Com a introdução, em nosso meio teatral, de teorias que escapavam à órbita textocêntrica de Copeau, conforme se mencionou, não há dúvida de que essa harmonia entre o teatro visto e o teatro idealizado por Prado se quebrou, dando início a uma série de “ruídos” que, em última instância, o afastaram da crítica. Um marco desse desajuste, com certeza, foi a encenação de O Rei da Vela (1967), realizada por José Celso Martinez Corrêa a partir do texto de Oswald de Andrade. Nessa histórica montagem, Zé Celso propôs uma escritura cênica (relativamente) autônoma em relação à peça, algo que acabou desagradando o crítico, ainda que, no todo, ele tenha elogiado o espetáculo. No ano seguinte à estreia de O Rei da Vela, desanimado com os rumos tomados pelo teatro brasileiro, que se voltava cada vez mais à encenação, Décio de Almeida Prado abandonou o ofício de crítico.
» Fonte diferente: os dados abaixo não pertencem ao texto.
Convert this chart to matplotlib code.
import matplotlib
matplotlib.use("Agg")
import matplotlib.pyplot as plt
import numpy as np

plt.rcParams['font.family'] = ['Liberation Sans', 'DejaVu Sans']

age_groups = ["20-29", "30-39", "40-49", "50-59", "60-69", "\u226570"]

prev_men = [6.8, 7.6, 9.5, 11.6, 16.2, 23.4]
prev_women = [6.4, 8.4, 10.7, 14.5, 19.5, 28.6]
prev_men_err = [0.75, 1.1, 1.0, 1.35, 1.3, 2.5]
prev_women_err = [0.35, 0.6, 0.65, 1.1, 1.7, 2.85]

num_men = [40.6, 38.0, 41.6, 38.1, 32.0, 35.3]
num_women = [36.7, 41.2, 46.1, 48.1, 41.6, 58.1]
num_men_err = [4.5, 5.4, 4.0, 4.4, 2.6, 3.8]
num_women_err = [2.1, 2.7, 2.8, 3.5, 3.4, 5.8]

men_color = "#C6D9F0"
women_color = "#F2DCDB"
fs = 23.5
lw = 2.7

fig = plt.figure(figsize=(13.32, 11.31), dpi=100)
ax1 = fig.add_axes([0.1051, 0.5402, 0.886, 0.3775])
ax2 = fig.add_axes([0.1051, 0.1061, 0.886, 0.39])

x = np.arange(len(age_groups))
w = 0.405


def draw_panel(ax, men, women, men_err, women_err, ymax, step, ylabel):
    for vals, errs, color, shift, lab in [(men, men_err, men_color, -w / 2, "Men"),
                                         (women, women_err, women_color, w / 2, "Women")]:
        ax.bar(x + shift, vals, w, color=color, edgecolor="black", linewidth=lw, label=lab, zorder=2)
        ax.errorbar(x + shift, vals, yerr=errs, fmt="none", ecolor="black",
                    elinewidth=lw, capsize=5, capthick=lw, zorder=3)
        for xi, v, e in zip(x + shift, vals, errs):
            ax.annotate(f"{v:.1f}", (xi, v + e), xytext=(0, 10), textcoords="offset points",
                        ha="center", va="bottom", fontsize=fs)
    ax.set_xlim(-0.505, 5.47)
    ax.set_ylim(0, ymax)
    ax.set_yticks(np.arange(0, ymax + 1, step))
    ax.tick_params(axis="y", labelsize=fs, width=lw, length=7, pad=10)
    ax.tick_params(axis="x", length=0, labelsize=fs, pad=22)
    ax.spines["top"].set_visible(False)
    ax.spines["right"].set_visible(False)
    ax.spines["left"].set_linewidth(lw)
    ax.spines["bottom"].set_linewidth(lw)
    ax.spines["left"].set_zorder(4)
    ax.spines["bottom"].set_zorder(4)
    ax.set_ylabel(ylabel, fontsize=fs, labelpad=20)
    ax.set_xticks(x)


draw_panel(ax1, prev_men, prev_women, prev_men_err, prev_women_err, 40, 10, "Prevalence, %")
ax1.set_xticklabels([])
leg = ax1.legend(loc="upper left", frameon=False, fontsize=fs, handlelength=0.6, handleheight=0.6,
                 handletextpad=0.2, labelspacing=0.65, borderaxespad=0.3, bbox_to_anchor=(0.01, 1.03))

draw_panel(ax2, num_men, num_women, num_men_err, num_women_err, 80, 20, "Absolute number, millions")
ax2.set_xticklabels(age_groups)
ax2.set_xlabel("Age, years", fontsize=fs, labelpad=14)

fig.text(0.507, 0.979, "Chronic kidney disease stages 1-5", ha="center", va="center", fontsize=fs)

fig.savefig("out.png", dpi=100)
Ao se doutorar, em 1971, com uma tese brilhante sobre o ator João Caetano, Prado começou, de fato, sua carreira acadêmica, destacando-se, a partir de então, como ensaísta, historiador e orientador. Nessa condição, mesmo revendo algumas de suas ponderações dos tempos de crítico (Bertolt Brecht e Nelson Rodrigues seriam as mais evidentes), seus pressupostos teóricos se mantiveram basicamente os mesmos, o que resultou numa historiografia construída pela perspectiva do drama, nos muitos aspectos que o conceito comporta.
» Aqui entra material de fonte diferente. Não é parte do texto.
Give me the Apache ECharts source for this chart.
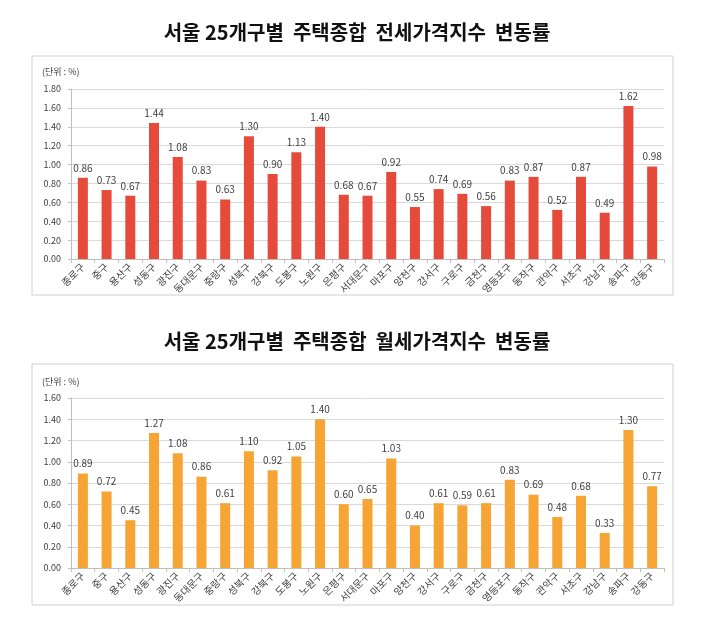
<!DOCTYPE html>
<html>
<head>
<meta charset="utf-8">
<script src="https://cdn.jsdelivr.net/npm/echarts@6/dist/echarts.min.js"></script>
<style>
  html, body { margin: 0; padding: 0; background: #fff; }
  #chart { width: 719px; height: 621px; }
</style>
</head>
<body>
<div id="chart"></div>
<script>
var districts = ['종로구', '중구', '용산구', '성동구', '광진구', '동대문구', '중랑구', '성북구', '강북구', '도봉구',
  '노원구', '은평구', '서대문구', '마포구', '양천구', '강서구', '구로구', '금천구', '영등포구', '동작구',
  '관악구', '서초구', '강남구', '송파구', '강동구'];
var jeonseRates = [0.86, 0.73, 0.67, 1.44, 1.08, 0.83, 0.63, 1.30, 0.90, 1.13,
  1.40, 0.68, 0.67, 0.92, 0.55, 0.74, 0.69, 0.56, 0.83, 0.87,
  0.52, 0.87, 0.49, 1.62, 0.98];
var wolseRates = [0.89, 0.72, 0.45, 1.27, 1.08, 0.86, 0.61, 1.10, 0.92, 1.05,
  1.40, 0.60, 0.65, 1.03, 0.40, 0.61, 0.59, 0.61, 0.83, 0.69,
  0.48, 0.68, 0.33, 1.30, 0.77];
var titles = ['서울 25개구별  주택종합  전세가격지수  변동률', '서울 25개구별  주택종합  월세가격지수  변동률'];
var unitText = '(단위 : %)';
var yMax = [1.8, 1.6];

var font = '"Noto Sans CJK KR", "Noto Sans", sans-serif';

function xAxisFor(i) {
  return {
    type: 'category',
    gridIndex: i,
    data: districts,
    axisLine: { lineStyle: { color: '#bfbfbf' } },
    axisTick: { show: true, length: 4, lineStyle: { color: '#bfbfbf' } },
    axisLabel: {
      interval: 0,
      rotate: 45,
      fontSize: 10,
      color: '#404040',
      fontFamily: font,
      margin: 6
    }
  };
}

function yAxisFor(i) {
  return {
    type: 'value',
    gridIndex: i,
    min: 0,
    max: yMax[i],
    interval: 0.2,
    axisLine: { show: true, lineStyle: { color: '#bfbfbf' } },
    axisTick: { show: true, length: 3, lineStyle: { color: '#bfbfbf' } },
    splitLine: { lineStyle: { color: '#d9d9d9' } },
    axisLabel: {
      fontSize: 9,
      color: '#404040',
      fontFamily: font,
      margin: 10,
      formatter: function (v) { return v.toFixed(2); }
    }
  };
}

function barSeries(i, values, color) {
  return {
    type: 'bar',
    xAxisIndex: i,
    yAxisIndex: i,
    data: values,
    barWidth: 10,
    itemStyle: { color: color },
    label: {
      show: true,
      position: 'top',
      distance: 5,
      fontSize: 10,
      color: '#404040',
      fontFamily: font,
      formatter: function (p) { return p.value.toFixed(2); }
    }
  };
}

var option = {
  animation: false,
  title: [
    { text: titles[0], left: 352, top: 17, textAlign: 'center',
      textStyle: { fontSize: 20, fontWeight: 'bold', color: '#111', fontFamily: font } },
    { text: titles[1], left: 352, top: 326, textAlign: 'center',
      textStyle: { fontSize: 20, fontWeight: 'bold', color: '#111', fontFamily: font } }
  ],
  graphic: [
    { type: 'rect', shape: { x: 32, y: 56, width: 641, height: 239 },
      style: { fill: 'none', stroke: '#d0d0d0', lineWidth: 1 }, z: -1 },
    { type: 'rect', shape: { x: 32, y: 364, width: 641, height: 241 },
      style: { fill: 'none', stroke: '#d0d0d0', lineWidth: 1 }, z: -1 },
    { type: 'text', left: 42, top: 67,
      style: { text: unitText, fontSize: 9, fill: '#404040', fontFamily: font } },
    { type: 'text', left: 42, top: 377,
      style: { text: unitText, fontSize: 9, fill: '#404040', fontFamily: font } }
  ],
  grid: [
    { left: 71, right: 55, top: 89, height: 170 },
    { left: 71, right: 55, top: 398, height: 170 }
  ],
  xAxis: [xAxisFor(0), xAxisFor(1)],
  yAxis: [yAxisFor(0), yAxisFor(1)],
  series: [
    barSeries(0, jeonseRates, '#e64a3b'),
    barSeries(1, wolseRates, '#f6a433')
  ]
};

var chart = echarts.init(document.getElementById('chart'));
chart.setOption(option);
</script>
</body>
</html>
Partindo desse ponto de vista, que concebe o teatro como arte dramática, Prado examinou praticamente todo o passado cênico nacional, concentrando-se, todavia, mais em alguns momentos do que em outros. Nos instantes, por assim dizer, mais “literários”, como o romantismo e o realismo, estéticas tributárias do drama, suas análises se elevam, correspondendo ao que existe de melhor na historiografia teatral brasileira em termos de profundidade exegética e rigor documental. Quando, por outro lado, o foco são os períodos em que prevaleceram gêneros como a opereta e o teatro de revista, hegemônicos no final do séc. XIX e ancorados, acima de tudo, na espetaculosidade, as interpretações de Prado se mostram mais suscetíveis a restrições, algo de que dão conta alguns pesquisadores contemporâneos.
No campo da teoria da história, o pensamento de Décio de Almeida Prado mantém muitos pontos de contato com o de Antonio Candido, especialmente na adoção do conceito de formação, algo já observado e comentado em estudos sobre o “Grupo Clima”. Resumindo ao máximo, no geral tanto a historiografia de um como a do outro são caracteristicamente modernas, adeptas, portanto, de um discurso totalizante, atrelado à ideia da “grande narrativa”, na qual a história se apresenta como um “sujeito universal” e como uma instância possuidora de um sentido fundamental. Tais noções, não é difícil perceber, costumam ser rejeitadas pela consciência dita pós-moderna, dotada de uma subjetividade propensa a decompor o sentido da história e pulverizar a “grande narrativa”.
Com base em tais observações, e levando-se em conta que o teatro contemporâneo é muito mais inclinado à cena do que à dramaturgia, taxar o intelectual paulista de conservador, seja do ponto de vista estético-teatral, seja do ponto de vista historiográfico, tornou-se algo comum hoje em dia. Ainda que tais reservas não estejam desprovidas de razão, é necessário pontuar algo primordial: ele seria conservador à luz do presente, cujas premissas teóricas e filosóficas são consideravelmente diferentes às de seu tempo. Tomado em sua historicidade, isto é, nos termos propostos pela época em que viveu, Décio de Almeida Prado foi um crítico e historiador revolucionário, criador de uma obra que é, ou deveria ser, a porta de entrada para qualquer pesquisador da área. Como crítico, contribuiu ativamente com sua militância para a modernização do teatro brasileiro, independentemente do viés assumido; como historiador, sistematizou em moldes universitários a ensaística teatral brasileira, criando uma historiografia muito coerente dentro daquilo a que se propõe. Por tudo isso, ele é merecedor de todas as homenagens pelo seu centenário, que não pode passar em branco.
Por Rodrigo Morais
Coluna: Teatro
PS: O presente artigo é, a seu modo, um resumo bem simplificado de alguns temas desenvolvidos em uma tese de doutoramento, a ser defendida no ano que vem, chamada Décio de Almeida Prado e a Historiografia Teatral Brasileira (título provisório), realizada na Unesp sob orientação do prof. Alexandre Mate.